Depuis un certain temps, nous avons régulièrement des exemples de cette situation, chaque mardi, comme celui de M. Moscheni, qui critique vigoureusement la gestion de la santé dans notre canton. Aujourd’hui, il tente de nous convaincre que la priorisation de l’ambulatoire est motivée uniquement par des raisons économiques, liées au financement de l'État. Cependant, chacun sait que l’amélioration des traitements et des techniques permet aujourd’hui de réduire le besoin d’hospitalisations, et ce, pour de nombreuses interventions. De plus, il est clair que c’est également ce que souhaitent les patients : s’ils peuvent être traités à domicile, en ambulatoire, ils préfèrent largement cette option à l’hospitalisation. Le débat doit donc également prendre en compte la satisfaction des patients. La priorisation de l’ambulatoire, c’est avant tout une question de bien-être des patients.

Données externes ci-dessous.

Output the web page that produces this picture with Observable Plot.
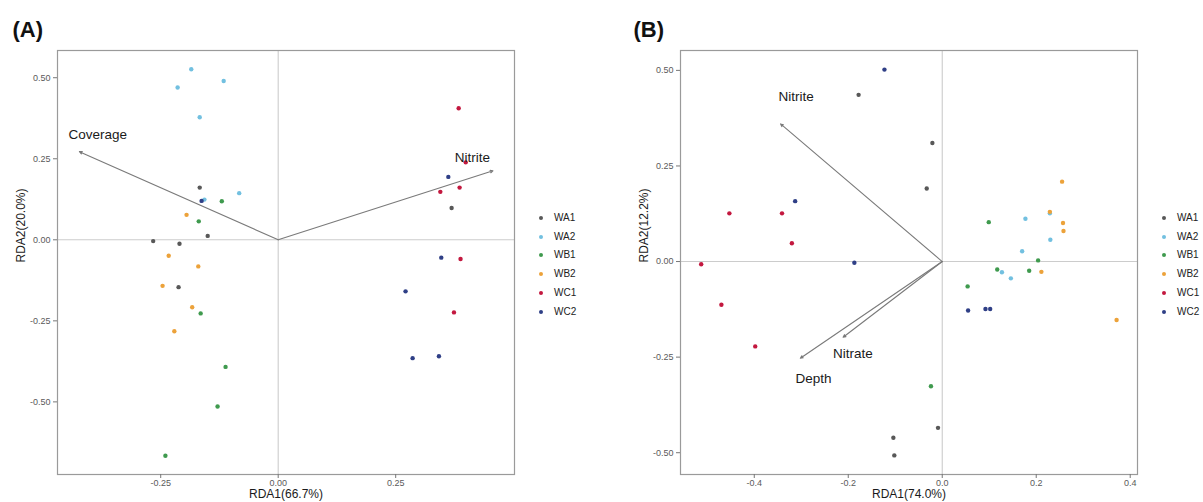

C’est pourquoi nous vous proposons de ne pas envoyer ce texte au Conseil d’État, afin d’éviter d’ouvrir une nouvelle polémique sur ces enjeux.
La majorité du groupe PLR s’abstiendra sur ce postulat. En ce qui concerne la question de l’enrichissement, a-t-il eu lieu ou non ? Y a-t-il eu des économies, ou pas ? Chacune des parties renvoie la responsabilité à l’autre. Il y a des arguments valables des deux côtés. Oui, il serait pertinent de savoir ce qui s’est réellement passé. Mais d’un autre côté, si aucune économie n’a été réalisée, il faut en prendre acte. Il sera donc très difficile de trancher sur ce point, d’où la position du groupe. À titre personnel, je souligne simplement un fait : le canton de Vaud a été un précurseur en matière de transferts vers l’ambulatoire, et c’est une chose positive. Toutefois, je regrette que, si des économies ont été réalisées, ce ne soient pas les assurés qui en aient profité.
Retour à l'ordre du jourLa discussion est close.
Le Grand Conseil refuse la prise en considération du postulat par 62 voix contre 29 et 41 abstentions.